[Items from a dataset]

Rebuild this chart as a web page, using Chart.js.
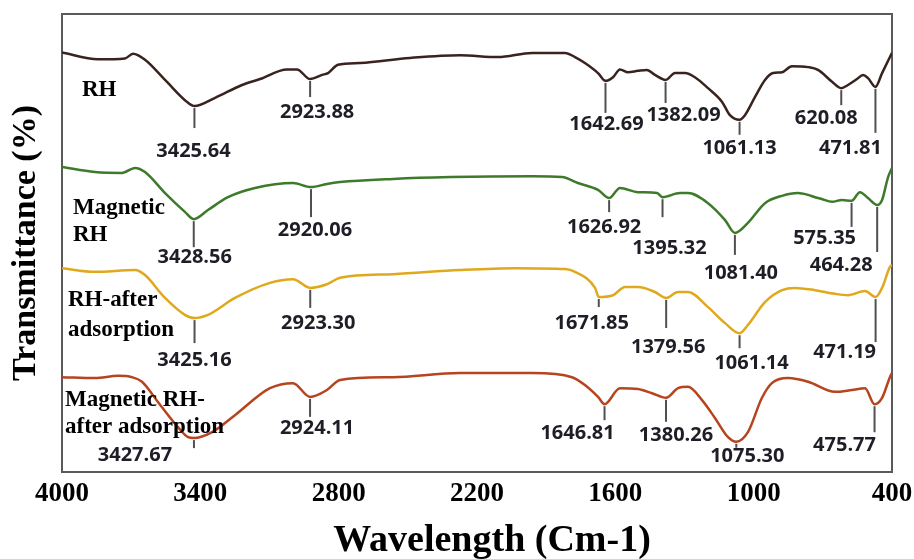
<!DOCTYPE html>
<html lang="en">
<head>
<meta charset="UTF-8">
<title>FTIR spectra of rice husk samples</title>
<style>
  html, body { margin: 0; padding: 0; background: #fff; }
  #wrap { width: 914px; height: 559px; }
</style>
</head>
<body>
<div id="wrap"><canvas id="ftir" width="914" height="559"></canvas></div>

<script src="https://cdn.jsdelivr.net/npm/chart.js@4.4.1/dist/chart.umd.min.js"></script>
<script>
// wavenumber (cm-1) and offset transmittance for each sample
var rhWave = [4000, 3844, 3727, 3692, 3640, 3553, 3453, 3425.64, 3336, 3219, 3141, 3024, 2981, 2923.88, 2872, 2846, 2803, 2707, 2491, 2274, 2109, 1961, 1818, 1775, 1732, 1675, 1642.69, 1610, 1580, 1545, 1502, 1463, 1428, 1382.09, 1341, 1298, 1255, 1198, 1137, 1103, 1061.13, 1038, 994, 951, 916, 877, 834, 764, 721, 660, 620.08, 591, 552, 526, 504, 471.81, 443, 409, 400];
var rhT = [91.6, 90.1, 90.3, 91.3, 90.0, 85.6, 80.6, 79.9, 81.7, 84.5, 85.8, 87.9, 87.9, 85.8, 86.7, 87.1, 88.9, 89.3, 90.4, 91.0, 90.6, 91.5, 91.5, 90.6, 89.3, 87.1, 85.4, 86.2, 87.9, 87.3, 87.6, 87.8, 86.7, 85.6, 87.1, 87.1, 86.2, 83.8, 80.8, 77.9, 76.9, 77.9, 81.9, 85.6, 87.1, 87.3, 88.6, 88.4, 87.8, 85.2, 83.8, 84.5, 85.8, 86.7, 86.0, 84.1, 87.1, 90.6, 91.5];

var magWave = [4000, 3857, 3740, 3683, 3640, 3553, 3467, 3428.56, 3367, 3280, 3163, 2998, 2920.06, 2851, 2794, 2564, 2317, 1961, 1831, 1762, 1675, 1626.92, 1580, 1502, 1419, 1395.32, 1320, 1285, 1198, 1124, 1081.40, 1025, 951, 877, 808, 764, 734, 705, 660, 617, 575.35, 539, 504, 464.28, 443, 417, 400];
var magT = [66.6, 65.5, 65.3, 66.4, 65.5, 60.9, 56.8, 55.2, 57.2, 60.0, 62.0, 63.1, 62.2, 62.9, 63.3, 64.0, 64.4, 64.6, 64.4, 63.1, 61.6, 59.8, 62.0, 61.1, 60.9, 60.0, 60.9, 60.9, 58.7, 55.0, 52.2, 54.4, 58.7, 60.3, 60.9, 60.5, 60.0, 59.6, 59.0, 59.4, 59.2, 61.1, 59.8, 58.3, 59.4, 64.4, 66.4];

var rhAdsWave = [4000, 3857, 3683, 3640, 3553, 3467, 3425.16, 3367, 3250, 3098, 2998, 2923.30, 2851, 2794, 2564, 2274, 2035, 1818, 1775, 1688, 1671.85, 1610, 1558, 1502, 1428, 1379.56, 1328, 1285, 1198, 1124, 1061.14, 1025, 951, 877, 821, 734, 647, 591, 517, 471.19, 443, 409, 400];
var rhAdsT = [44.5, 43.7, 44.1, 43.0, 38.0, 34.3, 33.6, 34.3, 38.0, 41.3, 42.1, 40.2, 41.0, 42.4, 43.2, 44.1, 44.5, 44.3, 43.7, 40.2, 38.2, 38.6, 40.4, 40.4, 39.3, 38.0, 39.3, 39.3, 36.0, 32.5, 30.3, 32.1, 37.1, 39.7, 40.2, 39.7, 38.9, 38.6, 39.5, 38.2, 40.2, 44.8, 45.2];

var magAdsWave = [4000, 3857, 3757, 3696, 3653, 3584, 3497, 3453, 3427.67, 3349, 3250, 3098, 2998, 2924.11, 2851, 2794, 2564, 2274, 1961, 1788, 1732, 1675, 1646.81, 1580, 1502, 1441, 1380.26, 1328, 1285, 1224, 1168, 1111, 1075.30, 1025, 964, 921, 851, 764, 647, 574, 517, 475.77, 443, 409, 400];
var magAdsT = [20.7, 20.5, 21.0, 20.7, 19.7, 15.3, 9.8, 7.6, 7.4, 8.7, 12.4, 18.3, 19.4, 16.4, 17.9, 20.1, 20.7, 21.6, 21.6, 20.7, 19.0, 16.4, 14.8, 18.3, 18.1, 17.2, 16.2, 18.3, 18.6, 15.7, 11.8, 7.6, 6.6, 8.7, 16.2, 19.4, 20.5, 19.7, 17.5, 17.9, 18.3, 14.8, 16.2, 20.7, 21.6];

// band positions written under each spectrum
var rhPeaks = ['3425.64', '2923.88', '1642.69', '1382.09', '1061.13', '620.08', '471.81'];
var magPeaks = ['3428.56', '2920.06', '1626.92', '1395.32', '1081.40', '575.35', '464.28'];
var rhAdsPeaks = ['3425.16', '2923.30', '1671.85', '1379.56', '1061.14', '471.19'];
var magAdsPeaks = ['3427.67', '2924.11', '1646.81', '1380.26', '1075.30', '475.77'];

var sampleNames = [['RH'], ['Magnetic', 'RH'], ['RH-after', 'adsorption'], ['Magnetic RH-', 'after adsorption']];
var xTicks = [4000, 3400, 2800, 2200, 1600, 1000, 400];
var xTitle = 'Wavelength (Cm-1)';

var series = [
    { wave: rhWave, t: rhT, peaks: rhPeaks, color: '#3a231f' },
    { wave: magWave, t: magT, peaks: magPeaks, color: '#3d7a2a' },
    { wave: rhAdsWave, t: rhAdsT, peaks: rhAdsPeaks, color: '#e0a81c' },
    { wave: magAdsWave, t: magAdsT, peaks: magAdsPeaks, color: '#b5441f' }
];

// tick length, label dx, label dy (px, measured from the band minimum)
var peakLayout = [
    [[22, -1, 45], [18, 7, 33], [32, 1, 43], [23, 18, 35], [15, 0, 28], [17, -15, 30], [46, -25, 61]],
    [[28, 1, 38], [30, 4, 43], [14, -5, 29], [20, 7, 51], [22, 6, 40], [26, -27, 37], [47, -36, 60]],
    [[25, 0, 42], [20, 8, 35], [10, -7, 26], [30, 2, 49], [15, 12, 30], [45, -31, 55]],
    [[10, -59, 17], [20, 7, 31], [16, -27, 29], [24, 10, 37], [6, 11, 15], [28, -30, 41]]
];
// left edge, first line centre and line gap of the sample names (px from plot corner)
var nameLayout = [[20, 76, 0], [11, 194, 27], [6, 286, 30], [3, 386, 27]];

var frame = {
    id: 'frame',
    beforeDatasetsDraw: function (chart) {
        var a = chart.chartArea, ctx = chart.ctx;
        ctx.save();
        ctx.strokeStyle = '#5a5a5a';
        ctx.lineWidth = 2;
        ctx.strokeRect(a.left, a.top, a.right - a.left, a.bottom - a.top);
        ctx.restore();
    }
};

var peakMarks = {
    id: 'peakMarks',
    afterDatasetsDraw: function (chart) {
        var ctx = chart.ctx, x = chart.scales.x, y = chart.scales.y, a = chart.chartArea;
        ctx.save();
        series.forEach(function (s, si) {
            s.peaks.forEach(function (txt, pi) {
                var w = parseFloat(txt);
                var idx = s.wave.indexOf(w);
                var px = x.getPixelForValue(w);
                var py = y.getPixelForValue(s.t[idx]);
                var lay = peakLayout[si][pi];
                ctx.strokeStyle = '#505050';
                ctx.lineWidth = 2;
                ctx.beginPath();
                ctx.moveTo(px, py + 2);
                ctx.lineTo(px, py + lay[0]);
                ctx.stroke();
                ctx.fillStyle = '#1e1e26';
                ctx.font = 'bold 20px "Open Sans"';
                ctx.textAlign = 'center';
                ctx.textBaseline = 'middle';
                ctx.fillText(txt, px + lay[1], py + lay[2]);
            });
        });
        // sample names
        ctx.fillStyle = '#000';
        ctx.font = 'bold 23px "Liberation Serif"';
        ctx.textAlign = 'left';
        ctx.textBaseline = 'middle';
        sampleNames.forEach(function (lines, i) {
            var n = nameLayout[i];
            lines.forEach(function (line, k) {
                ctx.fillText(line, a.left + n[0], a.top + n[1] + k * n[2]);
            });
        });
        // axis title, sitting a little right of the plot centre
        ctx.font = 'bold 38px "Liberation Serif"';
        ctx.textAlign = 'center';
        ctx.textBaseline = 'alphabetic';
        ctx.fillText(xTitle, (a.left + a.right) / 2 + 15, a.bottom + 79);
        ctx.restore();
    }
};

var datasets = series.map(function (s, i) {
    return {
        label: sampleNames[i].join(' '),
        data: s.wave.map(function (w, k) { return { x: w, y: s.t[k] }; }),
        borderColor: s.color,
        borderWidth: 2.5,
        pointRadius: 0,
        fill: false,
        cubicInterpolationMode: 'monotone'
    };
});

new Chart(document.getElementById('ftir').getContext('2d'), {
    type: 'line',
    data: { datasets: datasets },
    options: {
        responsive: false,
        animation: false,
        layout: { padding: { top: 14, right: 22, left: 0, bottom: 0 } },
        plugins: { legend: { display: false }, tooltip: { enabled: false } },
        scales: {
            x: {
                type: 'linear',
                reverse: true,
                min: 400,
                max: 4000,
                grid: { display: false, drawTicks: false },
                border: { display: false },
                afterBuildTicks: function (s) { s.ticks = xTicks.map(function (v) { return { value: v }; }); },
                afterFit: function (s) {
                    s.height = 87;
                    s.paddingLeft = 0;
                    s.paddingRight = 0;
                },
                ticks: {
                    autoSkip: false,
                    maxRotation: 0,
                    padding: 6,
                    color: '#000',
                    callback: function (v) { return String(v); },
                    font: { family: 'Liberation Serif', weight: 'bold', size: 27 }
                },
                title: { display: false }
            },
            y: {
                min: 0,
                max: 100,
                grid: { display: false, drawTicks: false },
                border: { display: false },
                ticks: { display: false },
                afterFit: function (s) { s.width = 62; },
                title: {
                    display: true,
                    text: 'Transmittance (%)',
                    color: '#000',
                    padding: { top: 9, bottom: 0 },
                    font: { family: 'Liberation Serif', weight: 'bold', size: 34, lineHeight: 1 }
                }
            }
        }
    },
    plugins: [frame, peakMarks]
});
</script>
</body>
</html>
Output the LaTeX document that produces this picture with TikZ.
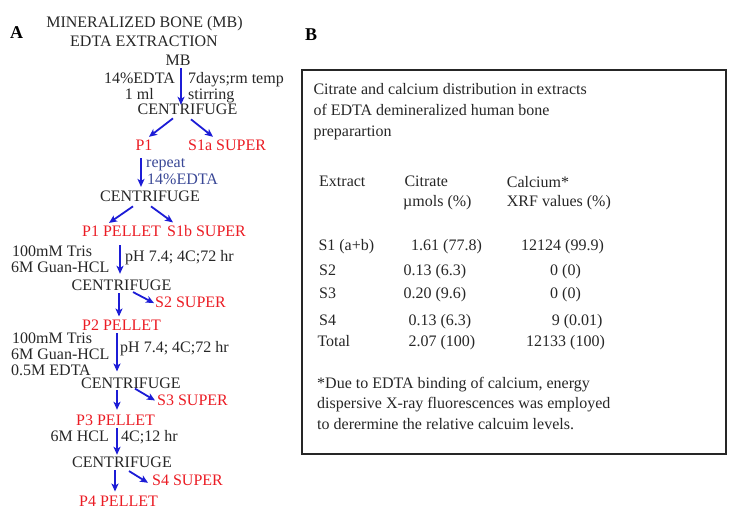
\documentclass[tikz,border=0pt]{standalone}
\usepackage{fontspec}
\setmainfont{Liberation Serif}
\usetikzlibrary{arrows.meta}

\definecolor{inkgray}{RGB}{38,38,38}
\definecolor{pelletred}{RGB}{235,28,36}
\definecolor{flowblue}{RGB}{28,28,214}
\definecolor{repeatblue}{RGB}{58,72,150}

\tikzset{
  stage/.style={font=\fontsize{16}{16}\selectfont, text=inkgray, inner sep=0pt},
  pellet/.style={stage, text=pelletred},
  flow/.style={draw=flowblue, line width=1.8pt, -{Stealth[length=8pt,width=7pt,inset=2pt]}},
  cell/.style={font=\fontsize{16}{16}\selectfont, text=inkgray, inner sep=0pt, anchor=base west},
  panel/.style={font=\fontsize{18}{18}\selectfont\bfseries, text=black, inner sep=0pt, anchor=base west}
}

\begin{document}
\begin{tikzpicture}[x=1pt,y=-1pt]
\useasboundingbox (0,0) rectangle (741,523);

% panel letters
\node[panel] (pa) at (10,38.3) {A};
\node[panel] (pb) at (305,40) {B};

% flow chart
\node[stage, anchor=base] (head1) at (144.5,27.7) {MINERALIZED BONE (MB)};
\node[stage, anchor=base] (head2) at (144,46.7) {EDTA EXTRACTION};
\node[stage, anchor=base] (mb) at (178,65.7) {MB};
\node[stage, anchor=base east] (edta1) at (175,83.3) {14\%EDTA};
\node[stage, anchor=base west] (days) at (188,83.3) {7days;rm temp};
\node[stage, anchor=base east] (ml) at (154,99) {1 ml};
\node[stage, anchor=base west] (stir) at (188,99) {stirring};
\node[stage, anchor=base] (cf1) at (187.5,114.3) {CENTRIFUGE};
\node[pellet, anchor=base] (p1) at (144,150) {P1};
\node[pellet, anchor=base west] (s1a) at (188,150) {S1a SUPER};
\node[stage, text=repeatblue, anchor=base west] (rep) at (146,167) {repeat};
\node[stage, text=repeatblue, anchor=base west] (edta2) at (147,184) {14\%EDTA};
\node[stage, anchor=base] (cf2) at (150,201.7) {CENTRIFUGE};
\node[pellet, anchor=base west] (p1p) at (82,236.7) {P1 PELLET};
\node[pellet, anchor=base west] (s1b) at (167,236.7) {S1b SUPER};
\node[stage, anchor=base west] (tris1) at (12,256) {100mM Tris};
\node[stage, anchor=base west] (guan1) at (11,272.7) {6M Guan-HCL};
\node[stage, anchor=base west] (ph1) at (125,261.7) {pH 7.4; 4C;72 hr};
\node[stage, anchor=base] (cf3) at (121.5,290) {CENTRIFUGE};
\node[pellet, anchor=base west] (s2) at (155,307) {S2 SUPER};
\node[pellet, anchor=base west] (p2) at (82,330.7) {P2 PELLET};
\node[stage, anchor=base west] (tris2) at (12,343.5) {100mM Tris};
\node[stage, anchor=base west] (guan2) at (11,359.3) {6M Guan-HCL};
\node[stage, anchor=base west] (edta3) at (11,375) {0.5M EDTA};
\node[stage, anchor=base west] (ph2) at (120,352.7) {pH 7.4; 4C;72 hr};
\node[stage, anchor=base] (cf4) at (131,388.3) {CENTRIFUGE};
\node[pellet, anchor=base west] (s3) at (157,405.7) {S3 SUPER};
\node[pellet, anchor=base west] (p3) at (76,425.7) {P3 PELLET};
\node[stage, anchor=base east] (hcl) at (109,441.7) {6M HCL};
\node[stage, anchor=base west] (cold) at (121,441.7) {4C;12 hr};
\node[stage, anchor=base] (cf5) at (122,467.3) {CENTRIFUGE};
\node[pellet, anchor=base west] (s4) at (152,485.7) {S4 SUPER};
\node[pellet, anchor=base west] (p4) at (79,506.7) {P4 PELLET};

% arrows
\draw[flow] ([xshift=3pt,yshift=-2.3pt]mb.south) -- ([xshift=-6.5pt,yshift=-1.3pt]cf1.north);
\draw[flow] ([xshift=-14.5pt,yshift=-3.7pt]cf1.south) -- ([xshift=5pt,yshift=2.4pt]p1.north);
\draw[flow] ([xshift=3.5pt,yshift=-4.7pt]cf1.south) -- ([xshift=25pt,yshift=2.4pt]s1a.north west);
\draw[flow] ([xshift=-3pt,yshift=-8pt]p1.south) -- ([xshift=-9pt,yshift=4pt]cf2.north);
\draw[flow] ([xshift=-17pt,yshift=-4.3pt]cf2.south) -- ([xshift=27pt,yshift=3pt]p1p.north west);
\draw[flow] ([xshift=1pt,yshift=-4.3pt]cf2.south) -- ([xshift=6pt,yshift=3pt]s1b.north west);
\draw[flow] ([xshift=38pt,yshift=-8.3pt]p1p.south west) -- ([xshift=-1.5pt,yshift=5.4pt]cf3.north);
\draw[flow] ([xshift=-2.5pt,yshift=-3pt]cf3.south) -- ([xshift=37pt,yshift=3.4pt]p2.north west);
\draw[flow] ([xshift=11.5pt,yshift=-1.7pt]cf3.south) -- ([xshift=-1pt,yshift=-1.3pt]s2.west);
\draw[flow] ([xshift=35pt,yshift=-2.3pt]p2.south west) -- ([xshift=-14pt,yshift=6pt]cf4.north);
\draw[flow] ([xshift=-14pt,yshift=-1.7pt]cf4.south) -- ([xshift=41pt,yshift=5.1pt]p3.north west);
\draw[flow] ([xshift=4pt]cf4.south) -- ([xshift=-2pt]s3.west);
\draw[flow] ([xshift=41pt,yshift=-2.3pt]p3.south west) -- ([xshift=-5pt,yshift=1.7pt]cf5.north);
\draw[flow] ([xshift=-7pt,yshift=-2.7pt]cf5.south) -- ([xshift=36pt,yshift=4.4pt]p4.north west);
\draw[flow] ([xshift=7pt,yshift=-3.4pt]cf5.south) -- ([xshift=-4pt,yshift=-2.3pt]s4.west);

% table panel
\draw[line width=2.2pt, color=inkgray] (302,70) rectangle (726,454);
\node[cell] (cap1) at (313.3,94.3) {Citrate and calcium distribution in extracts};
\node[cell] (cap2) at (313.3,115) {of EDTA demineralized human bone};
\node[cell] (cap3) at (313.3,136.7) {preparartion};

\node[cell] (hext) at (319,186.7) {Extract};
\node[cell] (hcit) at (404.3,186.7) {Citrate};
\node[cell] (hcitu) at (403,206.7) {µmols (\%)};
\node[cell] (hcal) at (506.7,187) {Calcium*};
\node[cell] (hcalu) at (506.7,206.7) {XRF values (\%)};

\node[cell] (rs1) at (318.3,250) {S1 (a+b)};
\node[cell] (cs1) at (411,250) {1.61 (77.8)};
\node[cell] (ks1) at (521,250) {12124 (99.9)};
\node[cell] (rs2) at (319,275) {S2};
\node[cell] (cs2) at (403.3,275) {0.13 (6.3)};
\node[cell] (ks2) at (550,275) {0 (0)};
\node[cell] (rs3) at (319,298.3) {S3};
\node[cell] (cs3) at (403.3,298.3) {0.20 (9.6)};
\node[cell] (ks3) at (550,298.3) {0 (0)};
\node[cell] (rs4) at (319,325) {S4};
\node[cell] (cs4) at (408.3,325) {0.13 (6.3)};
\node[cell] (ks4) at (551.7,325) {9 (0.01)};
\node[cell] (rtot) at (317.3,346.7) {Total};
\node[cell] (ctot) at (408.3,346.7) {2.07 (100)};
\node[cell] (ktot) at (526,346.7) {12133 (100)};

\node[cell] (note1) at (317,388.3) {*Due to EDTA binding of calcium, energy};
\node[cell] (note2) at (317,408.3) {dispersive X-ray fluorescences was employed};
\node[cell] (note3) at (317,429.3) {to derermine the relative calcuim levels.};
\end{tikzpicture}
\end{document}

▶ [AIM] Begin at the first line of the data above and repeat each line exactly, stopping after the line containing "59.4, 64.4, 66.4];". Omit the pictures.

▶ [FULL RESPONSE]
Rebuild this chart as a web page, using Chart.js.
<!DOCTYPE html>
<html lang="en">
<head>
<meta charset="UTF-8">
<title>FTIR spectra of rice husk samples</title>
<style>
  html, body { margin: 0; padding: 0; background: #fff; }
  #wrap { width: 914px; height: 559px; }
</style>
</head>
<body>
<div id="wrap"><canvas id="ftir" width="914" height="559"></canvas></div>

<script src="https://cdn.jsdelivr.net/npm/chart.js@4.4.1/dist/chart.umd.min.js"></script>
<script>
// wavenumber (cm-1) and offset transmittance for each sample
var rhWave = [4000, 3844, 3727, 3692, 3640, 3553, 3453, 3425.64, 3336, 3219, 3141, 3024, 2981, 2923.88, 2872, 2846, 2803, 2707, 2491, 2274, 2109, 1961, 1818, 1775, 1732, 1675, 1642.69, 1610, 1580, 1545, 1502, 1463, 1428, 1382.09, 1341, 1298, 1255, 1198, 1137, 1103, 1061.13, 1038, 994, 951, 916, 877, 834, 764, 721, 660, 620.08, 591, 552, 526, 504, 471.81, 443, 409, 400];
var rhT = [91.6, 90.1, 90.3, 91.3, 90.0, 85.6, 80.6, 79.9, 81.7, 84.5, 85.8, 87.9, 87.9, 85.8, 86.7, 87.1, 88.9, 89.3, 90.4, 91.0, 90.6, 91.5, 91.5, 90.6, 89.3, 87.1, 85.4, 86.2, 87.9, 87.3, 87.6, 87.8, 86.7, 85.6, 87.1, 87.1, 86.2, 83.8, 80.8, 77.9, 76.9, 77.9, 81.9, 85.6, 87.1, 87.3, 88.6, 88.4, 87.8, 85.2, 83.8, 84.5, 85.8, 86.7, 86.0, 84.1, 87.1, 90.6, 91.5];

var magWave = [4000, 3857, 3740, 3683, 3640, 3553, 3467, 3428.56, 3367, 3280, 3163, 2998, 2920.06, 2851, 2794, 2564, 2317, 1961, 1831, 1762, 1675, 1626.92, 1580, 1502, 1419, 1395.32, 1320, 1285, 1198, 1124, 1081.40, 1025, 951, 877, 808, 764, 734, 705, 660, 617, 575.35, 539, 504, 464.28, 443, 417, 400];
var magT = [66.6, 65.5, 65.3, 66.4, 65.5, 60.9, 56.8, 55.2, 57.2, 60.0, 62.0, 63.1, 62.2, 62.9, 63.3, 64.0, 64.4, 64.6, 64.4, 63.1, 61.6, 59.8, 62.0, 61.1, 60.9, 60.0, 60.9, 60.9, 58.7, 55.0, 52.2, 54.4, 58.7, 60.3, 60.9, 60.5, 60.0, 59.6, 59.0, 59.4, 59.2, 61.1, 59.8, 58.3, 59.4, 64.4, 66.4];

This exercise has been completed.